(Instructions to follow): Leave out any picture and return the remaining listing below exactly as given.

(Available data):
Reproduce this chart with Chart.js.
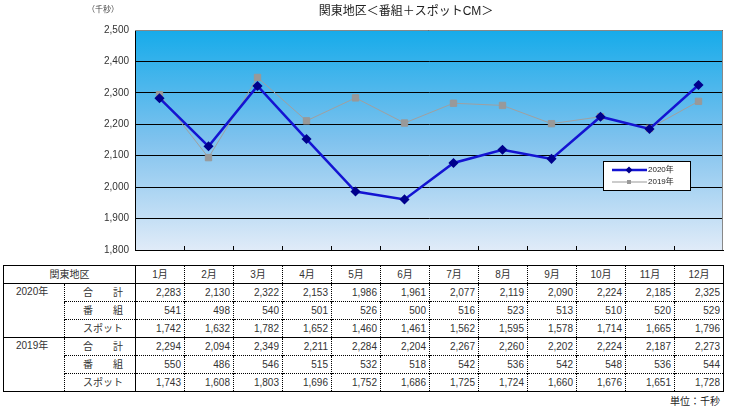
<!DOCTYPE html>
<html>
<head>
<meta charset="utf-8">
<script src="https://cdn.jsdelivr.net/npm/chart.js@4"></script>
<style>
  body { margin: 0; background: #fff; width: 730px; height: 412px; position: relative; overflow: hidden;
         font-family: "Liberation Sans", "Noto Sans CJK JP", sans-serif; }
  #chartBox { position: absolute; left: 0; top: 0; width: 730px; height: 262px; }
  #tbl { position: absolute; left: 3px; top: 265px; border-collapse: collapse; table-layout: fixed;
         font-size: 10px; color: #333; border: 1px solid #000; }
  #tbl td { height: 17px; padding: 0; line-height: 16px; border-left: 1px dotted #000; border-top: 1px dotted #000; white-space: nowrap; }
  #tbl td.num { text-align: right; padding-right: 3px; }
  #tbl tr.head td { text-align: center; border-bottom: 1px solid #000; }
  #tbl tr.grp td { border-top: 1px solid #000; }
  #tbl td.yr { vertical-align: top; padding-left: 12px; border-left: 1px solid #000; }
  #tbl td.kind { padding-left: 18px; border-right: 1px solid #000; }
  #tbl td.area { border-right: 1px solid #000; }
  #unit { position: absolute; right: 10px; top: 393px; font-size: 10px; color: #222; }
</style>
</head>
<body>
<div id="chartBox"><canvas id="chart"></canvas></div>
<table id="tbl"></table>
<div id="unit">単位：千秒</div>
<script>
var months = ['1月','2月','3月','4月','5月','6月','7月','8月','9月','10月','11月','12月']
var total2020 = [2283, 2130, 2322, 2153, 1986, 1961, 2077, 2119, 2090, 2224, 2185, 2325]
var program2020 = [541, 498, 540, 501, 526, 500, 516, 523, 513, 510, 520, 529]
var spot2020 = [1742, 1632, 1782, 1652, 1460, 1461, 1562, 1595, 1578, 1714, 1665, 1796]
var total2019 = [2294, 2094, 2349, 2211, 2284, 2204, 2267, 2260, 2202, 2224, 2187, 2273]
var program2019 = [550, 486, 546, 515, 532, 518, 542, 536, 542, 548, 536, 544]
var spot2019 = [1743, 1608, 1803, 1696, 1752, 1686, 1725, 1724, 1660, 1676, 1651, 1728]
var yTicks = [1800, 1900, 2000, 2100, 2200, 2300, 2400, 2500]

function fmt(v) {
  return v.toLocaleString('en-US')
}

// table below the chart
function buildTable() {
  var t = document.getElementById('tbl')
  var html = '<colgroup><col style="width:61px"><col style="width:71px">'
  for (let i = 0; i < 12; i++) html += '<col style="width:49px">'
  html += '</colgroup>'
  html += '<tr class="head"><td colspan="2" class="area">関東地区</td>'
  months.forEach(m => { html += '<td>' + m + '</td>' })
  html += '</tr>'
  var groups = [
    ['2020年', [total2020, program2020, spot2020]],
    ['2019年', [total2019, program2019, spot2019]]
  ]
  var kinds = ['合　　計', '番　　組', 'スポット']
  groups.forEach(g => {
    g[1].forEach((arr, r) => {
      html += '<tr' + (r == 0 ? ' class="grp"' : '') + '>'
      if (r == 0) html += '<td class="yr" rowspan="3">' + g[0] + '</td>'
      html += '<td class="kind">' + kinds[r] + '</td>'
      arr.forEach(v => { html += '<td class="num">' + fmt(v) + '</td>' })
      html += '</tr>'
    })
  })
  t.innerHTML = html
}
buildTable()

var decor = {
  id: 'decor',
  beforeDraw(chart) {
    var ctx = chart.ctx, a = chart.chartArea
    var g = ctx.createLinearGradient(0, a.top, 0, a.bottom)
    g.addColorStop(0, '#16abea')
    g.addColorStop(0.5, '#7fc2ee')
    g.addColorStop(1, '#e0ebf8')
    ctx.save()
    ctx.fillStyle = g
    ctx.fillRect(a.left, a.top, a.right - a.left, a.bottom - a.top)
    ctx.restore()
  },
  afterDraw(chart) {
    var ctx = chart.ctx, a = chart.chartArea, x = chart.scales.x
    ctx.save()
    // top and right border
    ctx.strokeStyle = '#888'
    ctx.lineWidth = 1
    ctx.beginPath()
    ctx.moveTo(a.left, a.top + 0.5); ctx.lineTo(a.right - 0.5, a.top + 0.5); ctx.lineTo(a.right - 0.5, a.bottom)
    ctx.stroke()
    // category tick marks
    ctx.strokeStyle = '#000'
    ctx.beginPath()
    for (let i = 1; i < months.length; i++) {
      var px = Math.round((x.getPixelForValue(i - 1) + x.getPixelForValue(i)) / 2) + 0.5
      ctx.moveTo(px, a.bottom); ctx.lineTo(px, a.bottom - 4)
    }
    ctx.stroke()
    // title texts
    ctx.fillStyle = '#222'
    ctx.font = '12px "Liberation Sans", "Noto Sans CJK JP"'
    ctx.textAlign = 'center'
    ctx.textBaseline = 'middle'
    ctx.fillText('関東地区＜番組＋スポットCM＞', 406, 12)
    ctx.font = '8px "Liberation Sans", "Noto Sans CJK JP"'
    ctx.fillStyle = '#444'
    ctx.fillText('（千秒）', 103, 10)
    // legend
    var lx = 603, ly = 161
    ctx.fillStyle = '#fff'
    ctx.fillRect(lx, ly, 87, 29)
    ctx.strokeStyle = '#000'
    ctx.strokeRect(lx + 0.5, ly + 0.5, 87, 29)
    ctx.strokeStyle = '#1414d2'
    ctx.lineWidth = 2.5
    ctx.beginPath(); ctx.moveTo(612, 170); ctx.lineTo(647, 170); ctx.stroke()
    ctx.fillStyle = '#00008c'
    ctx.beginPath(); ctx.moveTo(629, 166.5); ctx.lineTo(632.5, 170); ctx.lineTo(629, 173.5); ctx.lineTo(625.5, 170); ctx.closePath(); ctx.fill()
    ctx.strokeStyle = '#999'
    ctx.lineWidth = 1
    ctx.beginPath(); ctx.moveTo(612, 182); ctx.lineTo(647, 182); ctx.stroke()
    ctx.fillStyle = '#999'
    ctx.fillRect(627, 180, 4, 4)
    ctx.fillStyle = '#222'
    ctx.font = '8px "Liberation Sans", "Noto Sans CJK JP"'
    ctx.textAlign = 'left'
    ctx.fillText('2020年', 648, 170)
    ctx.fillText('2019年', 648, 182)
    ctx.restore()
  }
}

new Chart(document.getElementById('chart').getContext('2d'), {
  type: 'line',
  data: {
    labels: months,
    datasets: [{
      label: '2020年',
      data: total2020,
      borderColor: '#1414d2',
      borderWidth: 2.5,
      pointStyle: 'rectRot',
      pointRadius: 3.3,
      pointBackgroundColor: '#00008c',
      pointBorderColor: '#00008c',
      tension: 0
    }, {
      label: '2019年',
      data: total2019,
      borderColor: '#a0a0a0',
      borderWidth: 1,
      pointStyle: 'rect',
      pointRadius: 4.5,
      pointBackgroundColor: '#999',
      pointBorderColor: '#999',
      tension: 0
    }]
  },
  options: {
    responsive: true,
    maintainAspectRatio: false,
    animation: false,
    layout: { padding: { top: 30, right: 7, left: 0, bottom: 0 } },
    plugins: { legend: { display: false }, tooltip: { enabled: false } },
    scales: {
      x: {
        offset: true,
        grid: { display: false },
        border: { color: '#000', width: 1 },
        ticks: { display: false },
        afterFit(s) { s.height = 11 }
      },
      y: {
        min: 1800,
        max: 2500,
        afterBuildTicks(s) { s.ticks = yTicks.map(v => ({ value: v })) },
        grid: { color: '#000', lineWidth: 1, drawTicks: false },
        border: { color: '#000', width: 1 },
        ticks: {
          padding: 6,
          color: '#333',
          font: { size: 10, family: '"Liberation Sans"' },
          callback: v => fmt(v)
        },
        afterFit(s) { s.width = 135 }
      }
    }
  },
  plugins: [decor]
})
</script>
</body>
</html>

(Correct output):
Reproduce this chart with Chart.js.
<!DOCTYPE html>
<html>
<head>
<meta charset="utf-8">
<script src="https://cdn.jsdelivr.net/npm/chart.js@4"></script>
<style>
  body { margin: 0; background: #fff; width: 730px; height: 412px; position: relative; overflow: hidden;
         font-family: "Liberation Sans", "Noto Sans CJK JP", sans-serif; }
  #chartBox { position: absolute; left: 0; top: 0; width: 730px; height: 262px; }
  #tbl { position: absolute; left: 3px; top: 265px; border-collapse: collapse; table-layout: fixed;
         font-size: 10px; color: #333; border: 1px solid #000; }
  #tbl td { height: 17px; padding: 0; line-height: 16px; border-left: 1px dotted #000; border-top: 1px dotted #000; white-space: nowrap; }
  #tbl td.num { text-align: right; padding-right: 3px; }
  #tbl tr.head td { text-align: center; border-bottom: 1px solid #000; }
  #tbl tr.grp td { border-top: 1px solid #000; }
  #tbl td.yr { vertical-align: top; padding-left: 12px; border-left: 1px solid #000; }
  #tbl td.kind { padding-left: 18px; border-right: 1px solid #000; }
  #tbl td.area { border-right: 1px solid #000; }
  #unit { position: absolute; right: 10px; top: 393px; font-size: 10px; color: #222; }
</style>
</head>
<body>
<div id="chartBox"><canvas id="chart"></canvas></div>
<table id="tbl"></table>
<div id="unit">単位：千秒</div>
<script>
var months = ['1月','2月','3月','4月','5月','6月','7月','8月','9月','10月','11月','12月']
var total2020 = [2283, 2130, 2322, 2153, 1986, 1961, 2077, 2119, 2090, 2224, 2185, 2325]
var program2020 = [541, 498, 540, 501, 526, 500, 516, 523, 513, 510, 520, 529]
var spot2020 = [1742, 1632, 1782, 1652, 1460, 1461, 1562, 1595, 1578, 1714, 1665, 1796]
var total2019 = [2294, 2094, 2349, 2211, 2284, 2204, 2267, 2260, 2202, 2224, 2187, 2273]
var program2019 = [550, 486, 546, 515, 532, 518, 542, 536, 542, 548, 536, 544]
var spot2019 = [1743, 1608, 1803, 1696, 1752, 1686, 1725, 1724, 1660, 1676, 1651, 1728]
var yTicks = [1800, 1900, 2000, 2100, 2200, 2300, 2400, 2500]

function fmt(v) {
  return v.toLocaleString('en-US')
}

// table below the chart
function buildTable() {
  var t = document.getElementById('tbl')
  var html = '<colgroup><col style="width:61px"><col style="width:71px">'
  for (let i = 0; i < 12; i++) html += '<col style="width:49px">'
  html += '</colgroup>'
  html += '<tr class="head"><td colspan="2" class="area">関東地区</td>'
  months.forEach(m => { html += '<td>' + m + '</td>' })
  html += '</tr>'
  var groups = [
    ['2020年', [total2020, program2020, spot2020]],
    ['2019年', [total2019, program2019, spot2019]]
  ]
  var kinds = ['合　　計', '番　　組', 'スポット']
  groups.forEach(g => {
    g[1].forEach((arr, r) => {
      html += '<tr' + (r == 0 ? ' class="grp"' : '') + '>'
      if (r == 0) html += '<td class="yr" rowspan="3">' + g[0] + '</td>'
      html += '<td class="kind">' + kinds[r] + '</td>'
      arr.forEach(v => { html += '<td class="num">' + fmt(v) + '</td>' })
      html += '</tr>'
    })
  })
  t.innerHTML = html
}
buildTable()

var decor = {
  id: 'decor',
  beforeDraw(chart) {
    var ctx = chart.ctx, a = chart.chartArea
    var g = ctx.createLinearGradient(0, a.top, 0, a.bottom)
    g.addColorStop(0, '#16abea')
    g.addColorStop(0.5, '#7fc2ee')
    g.addColorStop(1, '#e0ebf8')
    ctx.save()
    ctx.fillStyle = g
    ctx.fillRect(a.left, a.top, a.right - a.left, a.bottom - a.top)
    ctx.restore()
  },
  afterDraw(chart) {
    var ctx = chart.ctx, a = chart.chartArea, x = chart.scales.x
    ctx.save()
    // top and right border
    ctx.strokeStyle = '#888'
    ctx.lineWidth = 1
    ctx.beginPath()
    ctx.moveTo(a.left, a.top + 0.5); ctx.lineTo(a.right - 0.5, a.top + 0.5); ctx.lineTo(a.right - 0.5, a.bottom)
    ctx.stroke()
    // category tick marks
    ctx.strokeStyle = '#000'
    ctx.beginPath()
    for (let i = 1; i < months.length; i++) {
      var px = Math.round((x.getPixelForValue(i - 1) + x.getPixelForValue(i)) / 2) + 0.5
      ctx.moveTo(px, a.bottom); ctx.lineTo(px, a.bottom - 4)
    }
    ctx.stroke()
    // title texts
    ctx.fillStyle = '#222'
    ctx.font = '12px "Liberation Sans", "Noto Sans CJK JP"'
    ctx.textAlign = 'center'
    ctx.textBaseline = 'middle'
    ctx.fillText('関東地区＜番組＋スポットCM＞', 406, 12)
    ctx.font = '8px "Liberation Sans", "Noto Sans CJK JP"'
    ctx.fillStyle = '#444'
    ctx.fillText('（千秒）', 103, 10)
    // legend
    var lx = 603, ly = 161
    ctx.fillStyle = '#fff'
    ctx.fillRect(lx, ly, 87, 29)
    ctx.strokeStyle = '#000'
    ctx.strokeRect(lx + 0.5, ly + 0.5, 87, 29)
    ctx.strokeStyle = '#1414d2'
    ctx.lineWidth = 2.5
    ctx.beginPath(); ctx.moveTo(612, 170); ctx.lineTo(647, 170); ctx.stroke()
    ctx.fillStyle = '#00008c'
    ctx.beginPath(); ctx.moveTo(629, 166.5); ctx.lineTo(632.5, 170); ctx.lineTo(629, 173.5); ctx.lineTo(625.5, 170); ctx.closePath(); ctx.fill()
    ctx.strokeStyle = '#999'
    ctx.lineWidth = 1
    ctx.beginPath(); ctx.moveTo(612, 182); ctx.lineTo(647, 182); ctx.stroke()
    ctx.fillStyle = '#999'
    ctx.fillRect(627, 180, 4, 4)
    ctx.fillStyle = '#222'
    ctx.font = '8px "Liberation Sans", "Noto Sans CJK JP"'
    ctx.textAlign = 'left'
    ctx.fillText('2020年', 648, 170)
    ctx.fillText('2019年', 648, 182)
    ctx.restore()
  }
}

new Chart(document.getElementById('chart').getContext('2d'), {
  type: 'line',
  data: {
    labels: months,
    datasets: [{
      label: '2020年',
      data: total2020,
      borderColor: '#1414d2',
      borderWidth: 2.5,
      pointStyle: 'rectRot',
      pointRadius: 3.3,
      pointBackgroundColor: '#00008c',
      pointBorderColor: '#00008c',
      tension: 0
    }, {
      label: '2019年',
      data: total2019,
      borderColor: '#a0a0a0',
      borderWidth: 1,
      pointStyle: 'rect',
      pointRadius: 4.5,
      pointBackgroundColor: '#999',
      pointBorderColor: '#999',
      tension: 0
    }]
  },
  options: {
    responsive: true,
    maintainAspectRatio: false,
    animation: false,
    layout: { padding: { top: 30, right: 7, left: 0, bottom: 0 } },
    plugins: { legend: { display: false }, tooltip: { enabled: false } },
    scales: {
      x: {
        offset: true,
        grid: { display: false },
        border: { color: '#000', width: 1 },
        ticks: { display: false },
        afterFit(s) { s.height = 11 }
      },
      y: {
        min: 1800,
        max: 2500,
        afterBuildTicks(s) { s.ticks = yTicks.map(v => ({ value: v })) },
        grid: { color: '#000', lineWidth: 1, drawTicks: false },
        border: { color: '#000', width: 1 },
        ticks: {
          padding: 6,
          color: '#333',
          font: { size: 10, family: '"Liberation Sans"' },
          callback: v => fmt(v)
        },
        afterFit(s) { s.width = 135 }
      }
    }
  },
  plugins: [decor]
})
</script>
</body>
</html>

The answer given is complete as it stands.